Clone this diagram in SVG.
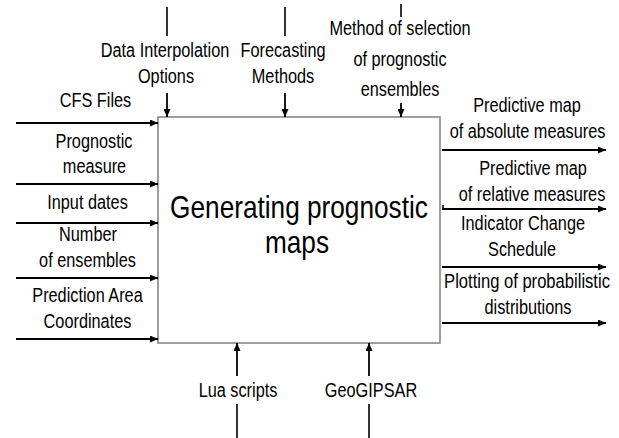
<svg xmlns="http://www.w3.org/2000/svg" width="619" height="438" viewBox="0 0 619 438">
<style>
text{font-family:"Liberation Sans",Arial,sans-serif;font-size:21px;fill:#000;text-anchor:middle}
.title{font-size:32px}
.ln{stroke:#000;stroke-width:1.6;fill:none}
.ar{stroke:#000;stroke-width:1.8;fill:none;marker-end:url(#ah)}
.box{fill:#fff;stroke:#7f7f7f;stroke-width:1.5}
</style>
<defs>
<marker id="ah" markerUnits="userSpaceOnUse" markerWidth="9" markerHeight="7" refX="8" refY="3.5" orient="auto">
<path d="M0,0 L8,3.5 L0,7 z" fill="#000"/>
</marker>
</defs>
<rect width="619" height="438" fill="#fff"/>
<g id="process">
<rect class="box" x="158" y="117" width="282" height="226"/>
<text class="title" transform="matrix(0.819 0 0 1 299 218)">Generating prognostic</text>
<text class="title" transform="matrix(0.819 0 0 1 297 253)">maps</text>
</g>
<g id="connectors">
<line class="ln" x1="167" y1="7" x2="167" y2="36"/>
<line class="ar" x1="167" y1="93" x2="167" y2="117"/>
<line class="ln" x1="285" y1="7" x2="285" y2="36"/>
<line class="ar" x1="285" y1="93" x2="285" y2="117"/>
<line class="ln" x1="401" y1="4" x2="401" y2="17"/>
<line class="ar" x1="401" y1="103" x2="401" y2="117"/>
<line class="ar" x1="16" y1="123" x2="158" y2="123"/>
<line class="ar" x1="16" y1="184" x2="158" y2="184"/>
<line class="ar" x1="16" y1="223" x2="158" y2="223"/>
<line class="ar" x1="16" y1="278" x2="158" y2="278"/>
<line class="ar" x1="16" y1="339" x2="158" y2="339"/>
<line class="ar" x1="442" y1="150" x2="606" y2="150"/>
<line class="ar" x1="442" y1="209" x2="606" y2="209"/>
<line class="ln" x1="443" y1="205" x2="443" y2="209"/>
<line class="ar" x1="442" y1="267" x2="606" y2="267"/>
<line class="ar" x1="442" y1="323" x2="606" y2="323"/>
<line class="ar" x1="237" y1="376" x2="237" y2="343"/>
<line class="ln" x1="237" y1="404" x2="237" y2="438"/>
<line class="ar" x1="369" y1="376" x2="369" y2="343"/>
<line class="ln" x1="369" y1="404" x2="369" y2="438"/>
</g>
<g id="control-data-interpolation">
<text transform="matrix(0.776 0 0 1 165 56.5)">Data Interpolation</text>
<text transform="matrix(0.776 0 0 1 166 82.5)">Options</text>
</g>
<g id="control-forecasting">
<text transform="matrix(0.776 0 0 1 283 56.5)">Forecasting</text>
<text transform="matrix(0.776 0 0 1 283 82.5)">Methods</text>
</g>
<g id="control-method-selection">
<text transform="matrix(0.776 0 0 1 400 35)">Method of selection</text>
<text transform="matrix(0.776 0 0 1 400 66)">of prognostic</text>
<text transform="matrix(0.776 0 0 1 400 96)">ensembles</text>
</g>
<g id="input-cfs">
<text transform="matrix(0.776 0 0 1 95.5 107)">CFS Files</text>
</g>
<g id="input-prognostic-measure">
<text transform="matrix(0.776 0 0 1 94 148)">Prognostic</text>
<text transform="matrix(0.776 0 0 1 94.5 173)">measure</text>
</g>
<g id="input-dates">
<text transform="matrix(0.776 0 0 1 87.5 209)">Input dates</text>
</g>
<g id="input-ensembles">
<text transform="matrix(0.776 0 0 1 88 241)">Number</text>
<text transform="matrix(0.776 0 0 1 87.5 267)">of ensembles</text>
</g>
<g id="input-area">
<text transform="matrix(0.776 0 0 1 87.5 302)">Prediction Area</text>
<text transform="matrix(0.776 0 0 1 87.5 328)">Coordinates</text>
</g>
<g id="output-absolute">
<text transform="matrix(0.776 0 0 1 527 112)">Predictive map</text>
<text transform="matrix(0.776 0 0 1 527.5 138)">of absolute measures</text>
</g>
<g id="output-relative">
<text transform="matrix(0.776 0 0 1 533 175)">Predictive map</text>
<text transform="matrix(0.776 0 0 1 532 201)">of relative measures</text>
</g>
<g id="output-schedule">
<text transform="matrix(0.776 0 0 1 523 230)">Indicator Change</text>
<text transform="matrix(0.776 0 0 1 522 256)">Schedule</text>
</g>
<g id="output-plotting">
<text transform="matrix(0.79 0 0 1 527 288)">Plotting of probabilistic</text>
<text transform="matrix(0.776 0 0 1 528 314)">distributions</text>
</g>
<g id="mechanism-lua">
<text transform="matrix(0.776 0 0 1 238 397)">Lua scripts</text>
</g>
<g id="mechanism-geogipsar">
<text transform="matrix(0.776 0 0 1 371 397)">GeoGIPSAR</text>
</g>
</svg>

━━━

● **Problem description**: Repeat the data exactly, without the pictures.

● **The reply**:
Clone this diagram in SVG.
<svg xmlns="http://www.w3.org/2000/svg" width="619" height="438" viewBox="0 0 619 438">
<style>
text{font-family:"Liberation Sans",Arial,sans-serif;font-size:21px;fill:#000;text-anchor:middle}
.title{font-size:32px}
.ln{stroke:#000;stroke-width:1.6;fill:none}
.ar{stroke:#000;stroke-width:1.8;fill:none;marker-end:url(#ah)}
.box{fill:#fff;stroke:#7f7f7f;stroke-width:1.5}
</style>
<defs>
<marker id="ah" markerUnits="userSpaceOnUse" markerWidth="9" markerHeight="7" refX="8" refY="3.5" orient="auto">
<path d="M0,0 L8,3.5 L0,7 z" fill="#000"/>
</marker>
</defs>
<rect width="619" height="438" fill="#fff"/>
<g id="process">
<rect class="box" x="158" y="117" width="282" height="226"/>
<text class="title" transform="matrix(0.819 0 0 1 299 218)">Generating prognostic</text>
<text class="title" transform="matrix(0.819 0 0 1 297 253)">maps</text>
</g>
<g id="connectors">
<line class="ln" x1="167" y1="7" x2="167" y2="36"/>
<line class="ar" x1="167" y1="93" x2="167" y2="117"/>
<line class="ln" x1="285" y1="7" x2="285" y2="36"/>
<line class="ar" x1="285" y1="93" x2="285" y2="117"/>
<line class="ln" x1="401" y1="4" x2="401" y2="17"/>
<line class="ar" x1="401" y1="103" x2="401" y2="117"/>
<line class="ar" x1="16" y1="123" x2="158" y2="123"/>
<line class="ar" x1="16" y1="184" x2="158" y2="184"/>
<line class="ar" x1="16" y1="223" x2="158" y2="223"/>
<line class="ar" x1="16" y1="278" x2="158" y2="278"/>
<line class="ar" x1="16" y1="339" x2="158" y2="339"/>
<line class="ar" x1="442" y1="150" x2="606" y2="150"/>
<line class="ar" x1="442" y1="209" x2="606" y2="209"/>
<line class="ln" x1="443" y1="205" x2="443" y2="209"/>
<line class="ar" x1="442" y1="267" x2="606" y2="267"/>
<line class="ar" x1="442" y1="323" x2="606" y2="323"/>
<line class="ar" x1="237" y1="376" x2="237" y2="343"/>
<line class="ln" x1="237" y1="404" x2="237" y2="438"/>
<line class="ar" x1="369" y1="376" x2="369" y2="343"/>
<line class="ln" x1="369" y1="404" x2="369" y2="438"/>
</g>
<g id="control-data-interpolation">
<text transform="matrix(0.776 0 0 1 165 56.5)">Data Interpolation</text>
<text transform="matrix(0.776 0 0 1 166 82.5)">Options</text>
</g>
<g id="control-forecasting">
<text transform="matrix(0.776 0 0 1 283 56.5)">Forecasting</text>
<text transform="matrix(0.776 0 0 1 283 82.5)">Methods</text>
</g>
<g id="control-method-selection">
<text transform="matrix(0.776 0 0 1 400 35)">Method of selection</text>
<text transform="matrix(0.776 0 0 1 400 66)">of prognostic</text>
<text transform="matrix(0.776 0 0 1 400 96)">ensembles</text>
</g>
<g id="input-cfs">
<text transform="matrix(0.776 0 0 1 95.5 107)">CFS Files</text>
</g>
<g id="input-prognostic-measure">
<text transform="matrix(0.776 0 0 1 94 148)">Prognostic</text>
<text transform="matrix(0.776 0 0 1 94.5 173)">measure</text>
</g>
<g id="input-dates">
<text transform="matrix(0.776 0 0 1 87.5 209)">Input dates</text>
</g>
<g id="input-ensembles">
<text transform="matrix(0.776 0 0 1 88 241)">Number</text>
<text transform="matrix(0.776 0 0 1 87.5 267)">of ensembles</text>
</g>
<g id="input-area">
<text transform="matrix(0.776 0 0 1 87.5 302)">Prediction Area</text>
<text transform="matrix(0.776 0 0 1 87.5 328)">Coordinates</text>
</g>
<g id="output-absolute">
<text transform="matrix(0.776 0 0 1 527 112)">Predictive map</text>
<text transform="matrix(0.776 0 0 1 527.5 138)">of absolute measures</text>
</g>
<g id="output-relative">
<text transform="matrix(0.776 0 0 1 533 175)">Predictive map</text>
<text transform="matrix(0.776 0 0 1 532 201)">of relative measures</text>
</g>
<g id="output-schedule">
<text transform="matrix(0.776 0 0 1 523 230)">Indicator Change</text>
<text transform="matrix(0.776 0 0 1 522 256)">Schedule</text>
</g>
<g id="output-plotting">
<text transform="matrix(0.79 0 0 1 527 288)">Plotting of probabilistic</text>
<text transform="matrix(0.776 0 0 1 528 314)">distributions</text>
</g>
<g id="mechanism-lua">
<text transform="matrix(0.776 0 0 1 238 397)">Lua scripts</text>
</g>
<g id="mechanism-geogipsar">
<text transform="matrix(0.776 0 0 1 371 397)">GeoGIPSAR</text>
</g>
</svg>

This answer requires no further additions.